Campion reimagina o faroeste ao desloca-lo para um período histórico mais recente e ousar quebrar suas estruturas uma a uma, em um exercício pós moderno de análise do gênero imaginado fora de um contexto caricatural. Ela ousa negar a figura do cowboy herói, arrisca colocar em evidência uma personagem feminina marginalizada e infeliz dentro da configuração familiar, atribui dimensões psicológicas, sexuais, emocionais muito mais variadas a seus homens antes tão impávidos e inflexíveis pelo verniz da tradição, inverte o que é delicado e o que é brutal, o que é frágil e o que é rude, e aproxima seu público de um universo antes tão cristalizado como distante e idealizado pelo imaginário coletivo.

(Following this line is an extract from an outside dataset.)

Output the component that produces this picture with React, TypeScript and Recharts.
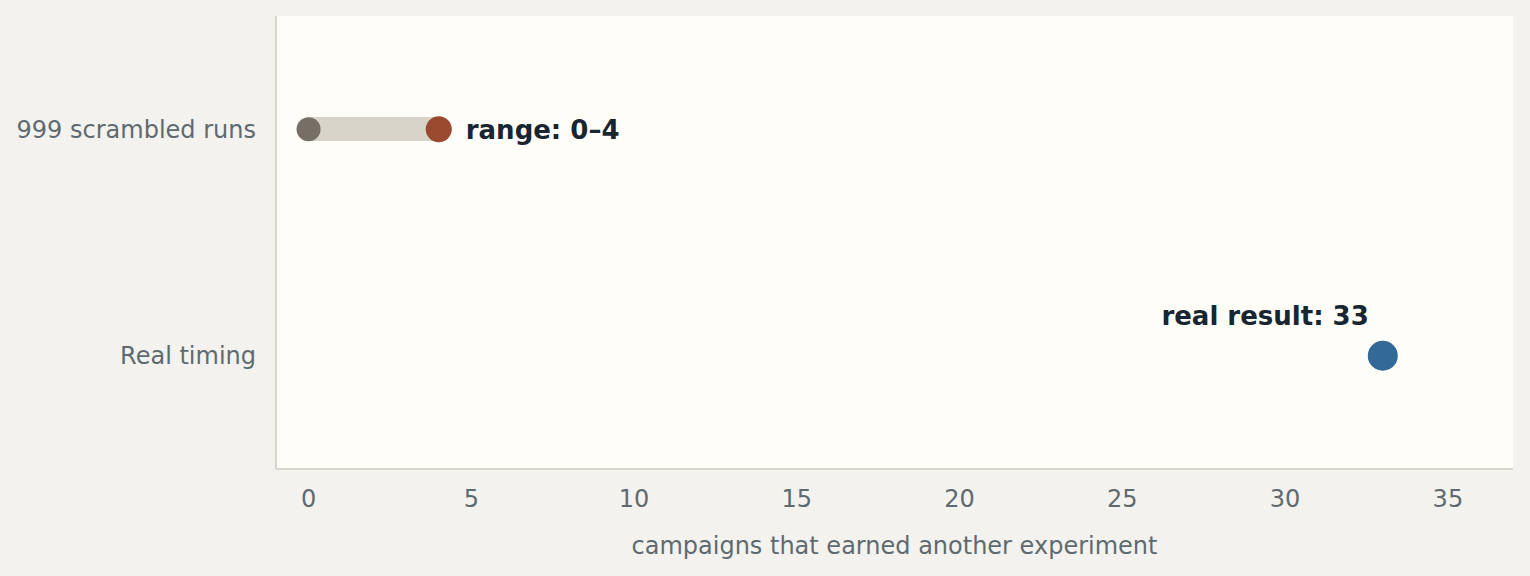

Phil, em especial, parece reunir em si o tal poder do cão que o texto bíblico que dá o nome original ao filme aponta, por não saber mais se conter dentro de sua fachada e passar a exercer uma terrível influência psicológica capaz de alterar o comportamento de todos ao redor e força-los para fora de suas máscaras e padrões sociais. Num mundo de flores de papel, casamentos de conveniência e sentimentos forjados, ele figura como vilão não por atos de maldade ou falhas de caráter, mas por ser o único que ousa ser sincero o suficiente sobre a própria natureza, ainda que jamais admita isso para alguém além de si mesmo. Somente na sequencia final, quando esse poder se extingue e conforme o alerta bíblico promete, que todos voltam a respirar aliviados, de novo assumindo seus papéis, livres dessa influência, mas por dentro já revirados para sempre e incapazes de se reconhecerem novamente nas peles que habitam.
estava na minha cara o tempo todo... esse ato final me pegou de surpresa.
como sempre excelente crítica
Crítica fantástica mesmo, Heitor. Parabéns!
Ótimo texto. Não tinha percebido certas assimilações. Gostei bastante da análise. Parabéns!